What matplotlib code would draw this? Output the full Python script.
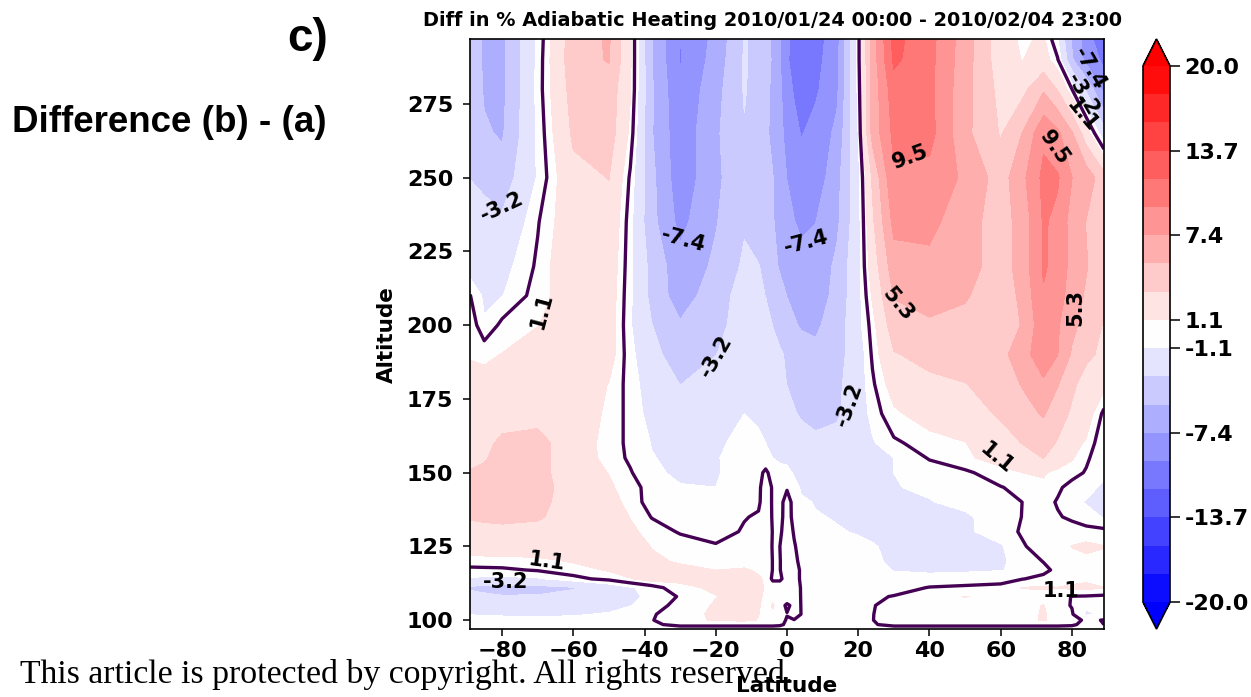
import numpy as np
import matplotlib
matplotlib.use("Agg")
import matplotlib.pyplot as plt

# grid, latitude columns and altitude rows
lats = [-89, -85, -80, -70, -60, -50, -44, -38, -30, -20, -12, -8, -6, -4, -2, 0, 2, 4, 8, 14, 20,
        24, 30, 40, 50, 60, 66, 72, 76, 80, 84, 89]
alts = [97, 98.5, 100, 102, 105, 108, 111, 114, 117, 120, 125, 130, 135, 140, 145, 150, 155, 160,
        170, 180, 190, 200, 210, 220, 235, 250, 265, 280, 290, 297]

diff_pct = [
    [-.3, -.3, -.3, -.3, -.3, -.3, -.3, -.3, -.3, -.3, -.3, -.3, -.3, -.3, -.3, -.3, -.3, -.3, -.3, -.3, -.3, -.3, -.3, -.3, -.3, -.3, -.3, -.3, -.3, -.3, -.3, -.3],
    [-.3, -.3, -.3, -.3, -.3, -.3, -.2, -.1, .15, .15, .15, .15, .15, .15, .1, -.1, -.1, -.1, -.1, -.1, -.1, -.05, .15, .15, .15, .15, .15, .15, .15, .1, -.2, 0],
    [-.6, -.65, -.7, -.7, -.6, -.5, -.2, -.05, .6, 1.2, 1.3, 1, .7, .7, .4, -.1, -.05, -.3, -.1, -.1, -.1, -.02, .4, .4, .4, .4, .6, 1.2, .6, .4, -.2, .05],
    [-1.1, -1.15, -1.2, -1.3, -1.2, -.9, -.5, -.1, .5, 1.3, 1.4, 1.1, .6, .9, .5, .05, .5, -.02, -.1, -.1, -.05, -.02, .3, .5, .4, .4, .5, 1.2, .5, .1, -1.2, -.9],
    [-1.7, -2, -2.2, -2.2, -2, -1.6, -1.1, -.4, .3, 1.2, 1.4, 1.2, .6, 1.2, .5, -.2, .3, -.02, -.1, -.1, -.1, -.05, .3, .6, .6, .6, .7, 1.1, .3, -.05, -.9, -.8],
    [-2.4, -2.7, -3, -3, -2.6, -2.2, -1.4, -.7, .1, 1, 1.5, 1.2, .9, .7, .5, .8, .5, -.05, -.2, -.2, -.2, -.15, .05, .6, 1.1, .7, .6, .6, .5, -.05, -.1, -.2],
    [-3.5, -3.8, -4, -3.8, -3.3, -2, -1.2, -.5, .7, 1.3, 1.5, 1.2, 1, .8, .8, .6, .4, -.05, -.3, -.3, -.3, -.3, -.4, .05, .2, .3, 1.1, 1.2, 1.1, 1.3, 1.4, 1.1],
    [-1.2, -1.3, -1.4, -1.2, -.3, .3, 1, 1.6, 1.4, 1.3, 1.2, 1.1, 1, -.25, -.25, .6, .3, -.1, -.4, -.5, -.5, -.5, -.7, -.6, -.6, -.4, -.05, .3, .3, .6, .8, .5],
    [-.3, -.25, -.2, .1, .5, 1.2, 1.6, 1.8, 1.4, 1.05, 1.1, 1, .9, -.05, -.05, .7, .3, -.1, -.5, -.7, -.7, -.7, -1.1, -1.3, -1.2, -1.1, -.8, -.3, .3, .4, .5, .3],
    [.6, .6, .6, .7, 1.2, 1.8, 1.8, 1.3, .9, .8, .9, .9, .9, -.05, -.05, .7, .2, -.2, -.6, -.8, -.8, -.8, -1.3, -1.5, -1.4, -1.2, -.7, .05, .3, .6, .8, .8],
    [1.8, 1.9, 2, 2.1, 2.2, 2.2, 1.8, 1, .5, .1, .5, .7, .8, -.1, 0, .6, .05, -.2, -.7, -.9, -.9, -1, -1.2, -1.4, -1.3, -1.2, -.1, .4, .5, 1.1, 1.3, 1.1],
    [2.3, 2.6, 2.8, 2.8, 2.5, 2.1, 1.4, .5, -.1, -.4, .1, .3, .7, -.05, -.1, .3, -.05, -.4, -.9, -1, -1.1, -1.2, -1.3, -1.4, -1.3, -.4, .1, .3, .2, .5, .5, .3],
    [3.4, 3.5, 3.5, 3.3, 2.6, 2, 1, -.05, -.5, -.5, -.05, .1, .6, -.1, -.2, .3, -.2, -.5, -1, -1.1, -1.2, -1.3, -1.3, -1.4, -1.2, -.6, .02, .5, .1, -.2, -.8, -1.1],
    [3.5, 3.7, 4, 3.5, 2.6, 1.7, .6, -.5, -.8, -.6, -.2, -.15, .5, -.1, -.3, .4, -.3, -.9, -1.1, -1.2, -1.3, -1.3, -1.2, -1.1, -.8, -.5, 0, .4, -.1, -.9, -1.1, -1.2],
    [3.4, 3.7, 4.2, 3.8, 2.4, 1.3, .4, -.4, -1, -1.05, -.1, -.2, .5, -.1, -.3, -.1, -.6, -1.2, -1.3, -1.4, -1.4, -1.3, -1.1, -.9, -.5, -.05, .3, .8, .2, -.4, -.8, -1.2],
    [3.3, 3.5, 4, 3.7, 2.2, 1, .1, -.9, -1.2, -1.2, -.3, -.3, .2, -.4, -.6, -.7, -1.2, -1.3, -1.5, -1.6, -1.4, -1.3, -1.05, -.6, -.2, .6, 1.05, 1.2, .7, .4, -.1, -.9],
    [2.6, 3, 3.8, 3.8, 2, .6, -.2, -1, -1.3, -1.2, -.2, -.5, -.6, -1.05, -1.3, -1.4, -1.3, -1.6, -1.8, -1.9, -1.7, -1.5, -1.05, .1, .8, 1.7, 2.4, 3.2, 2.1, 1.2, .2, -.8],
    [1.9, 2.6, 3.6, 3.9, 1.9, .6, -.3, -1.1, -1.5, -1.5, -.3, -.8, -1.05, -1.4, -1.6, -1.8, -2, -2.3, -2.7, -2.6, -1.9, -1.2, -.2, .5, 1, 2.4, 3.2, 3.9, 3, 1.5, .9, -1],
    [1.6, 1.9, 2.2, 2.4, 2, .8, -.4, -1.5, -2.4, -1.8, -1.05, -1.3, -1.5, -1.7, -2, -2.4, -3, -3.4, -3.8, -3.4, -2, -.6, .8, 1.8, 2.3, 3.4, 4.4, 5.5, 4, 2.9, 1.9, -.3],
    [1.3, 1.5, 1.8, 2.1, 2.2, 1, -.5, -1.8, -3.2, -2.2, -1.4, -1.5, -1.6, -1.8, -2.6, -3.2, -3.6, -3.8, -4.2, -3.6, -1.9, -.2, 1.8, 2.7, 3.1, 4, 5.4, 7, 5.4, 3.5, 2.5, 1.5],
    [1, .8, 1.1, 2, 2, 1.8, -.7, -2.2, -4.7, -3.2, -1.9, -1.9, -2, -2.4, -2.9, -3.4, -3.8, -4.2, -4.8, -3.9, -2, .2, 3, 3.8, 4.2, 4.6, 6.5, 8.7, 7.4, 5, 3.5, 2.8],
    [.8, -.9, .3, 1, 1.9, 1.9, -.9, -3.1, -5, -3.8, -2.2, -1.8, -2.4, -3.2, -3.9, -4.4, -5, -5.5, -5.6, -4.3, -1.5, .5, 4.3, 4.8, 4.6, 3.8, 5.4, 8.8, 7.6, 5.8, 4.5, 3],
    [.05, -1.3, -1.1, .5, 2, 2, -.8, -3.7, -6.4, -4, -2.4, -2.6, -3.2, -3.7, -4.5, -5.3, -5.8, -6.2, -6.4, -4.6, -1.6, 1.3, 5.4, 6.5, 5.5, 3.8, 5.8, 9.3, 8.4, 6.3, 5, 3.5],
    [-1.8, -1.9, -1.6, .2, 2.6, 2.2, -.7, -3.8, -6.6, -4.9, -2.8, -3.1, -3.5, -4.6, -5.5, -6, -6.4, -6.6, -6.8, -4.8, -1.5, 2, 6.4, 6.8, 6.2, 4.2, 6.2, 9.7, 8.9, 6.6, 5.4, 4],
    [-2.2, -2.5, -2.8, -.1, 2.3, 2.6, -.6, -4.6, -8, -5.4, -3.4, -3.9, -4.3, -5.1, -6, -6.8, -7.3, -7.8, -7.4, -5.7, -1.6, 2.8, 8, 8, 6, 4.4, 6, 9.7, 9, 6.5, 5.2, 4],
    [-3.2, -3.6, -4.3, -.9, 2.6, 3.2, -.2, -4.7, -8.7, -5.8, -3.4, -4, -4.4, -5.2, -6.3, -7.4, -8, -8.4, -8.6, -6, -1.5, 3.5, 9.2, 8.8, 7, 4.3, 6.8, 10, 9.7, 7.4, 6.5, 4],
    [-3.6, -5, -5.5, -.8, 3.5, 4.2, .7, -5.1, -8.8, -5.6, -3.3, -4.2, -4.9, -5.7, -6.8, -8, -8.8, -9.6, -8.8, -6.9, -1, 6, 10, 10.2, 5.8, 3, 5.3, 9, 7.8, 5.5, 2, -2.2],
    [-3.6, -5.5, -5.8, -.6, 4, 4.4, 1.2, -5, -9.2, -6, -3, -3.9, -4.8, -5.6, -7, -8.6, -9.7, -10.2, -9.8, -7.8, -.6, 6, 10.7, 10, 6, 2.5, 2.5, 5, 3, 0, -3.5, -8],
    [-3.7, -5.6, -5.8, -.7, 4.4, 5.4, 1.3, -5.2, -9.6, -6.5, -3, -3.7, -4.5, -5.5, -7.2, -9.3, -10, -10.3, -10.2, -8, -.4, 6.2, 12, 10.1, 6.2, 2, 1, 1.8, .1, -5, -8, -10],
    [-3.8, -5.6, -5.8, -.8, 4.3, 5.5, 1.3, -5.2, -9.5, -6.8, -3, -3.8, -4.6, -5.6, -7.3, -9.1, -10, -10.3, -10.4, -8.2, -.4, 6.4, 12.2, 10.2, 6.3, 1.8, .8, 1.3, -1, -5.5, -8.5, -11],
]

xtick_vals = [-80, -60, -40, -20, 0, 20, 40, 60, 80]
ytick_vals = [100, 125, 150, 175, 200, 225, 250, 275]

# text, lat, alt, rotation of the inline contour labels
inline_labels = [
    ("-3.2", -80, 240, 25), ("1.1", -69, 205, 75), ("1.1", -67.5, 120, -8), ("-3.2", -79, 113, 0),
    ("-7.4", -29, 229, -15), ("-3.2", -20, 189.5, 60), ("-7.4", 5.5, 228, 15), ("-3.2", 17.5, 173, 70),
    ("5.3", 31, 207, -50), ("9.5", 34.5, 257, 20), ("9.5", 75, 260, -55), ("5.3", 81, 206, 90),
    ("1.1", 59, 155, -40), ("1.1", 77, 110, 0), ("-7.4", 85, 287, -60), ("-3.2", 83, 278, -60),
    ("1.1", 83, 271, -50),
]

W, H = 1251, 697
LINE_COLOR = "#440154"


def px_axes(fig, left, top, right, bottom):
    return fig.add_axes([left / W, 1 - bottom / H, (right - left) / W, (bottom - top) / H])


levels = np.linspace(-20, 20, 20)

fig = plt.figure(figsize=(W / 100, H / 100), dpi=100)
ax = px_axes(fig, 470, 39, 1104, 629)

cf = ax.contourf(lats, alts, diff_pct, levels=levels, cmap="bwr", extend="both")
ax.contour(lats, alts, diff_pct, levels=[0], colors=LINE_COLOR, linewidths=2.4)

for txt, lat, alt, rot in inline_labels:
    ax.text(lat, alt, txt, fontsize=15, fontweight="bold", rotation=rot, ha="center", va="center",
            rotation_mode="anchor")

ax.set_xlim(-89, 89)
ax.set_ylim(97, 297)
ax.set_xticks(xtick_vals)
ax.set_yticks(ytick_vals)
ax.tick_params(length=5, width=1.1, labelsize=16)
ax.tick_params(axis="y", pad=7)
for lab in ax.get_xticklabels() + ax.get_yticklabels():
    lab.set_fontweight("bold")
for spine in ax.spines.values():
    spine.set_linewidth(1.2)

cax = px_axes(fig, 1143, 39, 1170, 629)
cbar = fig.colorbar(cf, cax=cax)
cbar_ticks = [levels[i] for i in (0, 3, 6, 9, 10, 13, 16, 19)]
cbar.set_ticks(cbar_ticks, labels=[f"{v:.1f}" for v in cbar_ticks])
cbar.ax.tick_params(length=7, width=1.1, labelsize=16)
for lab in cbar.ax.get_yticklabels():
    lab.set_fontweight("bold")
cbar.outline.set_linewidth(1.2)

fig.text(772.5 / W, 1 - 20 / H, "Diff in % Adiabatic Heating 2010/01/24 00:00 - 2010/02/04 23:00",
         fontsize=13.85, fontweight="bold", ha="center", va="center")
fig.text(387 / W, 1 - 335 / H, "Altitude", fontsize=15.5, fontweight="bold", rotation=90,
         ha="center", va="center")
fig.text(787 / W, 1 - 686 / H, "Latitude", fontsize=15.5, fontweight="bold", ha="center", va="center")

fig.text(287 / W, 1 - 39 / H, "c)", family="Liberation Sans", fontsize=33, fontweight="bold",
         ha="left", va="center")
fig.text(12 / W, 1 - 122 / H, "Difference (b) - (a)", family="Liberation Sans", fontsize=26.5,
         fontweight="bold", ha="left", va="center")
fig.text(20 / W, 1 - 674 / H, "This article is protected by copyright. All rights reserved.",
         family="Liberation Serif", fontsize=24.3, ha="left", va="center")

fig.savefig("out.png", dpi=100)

————————

#### Exercise brief:
Everything from the top line of the data down to and including the line with "import matplotlib.pyplot as plt" is to be copied, except the pictures.

#### Written solution:
What matplotlib code would draw this? Output the full Python script.
import numpy as np
import matplotlib
matplotlib.use("Agg")
import matplotlib.pyplot as plt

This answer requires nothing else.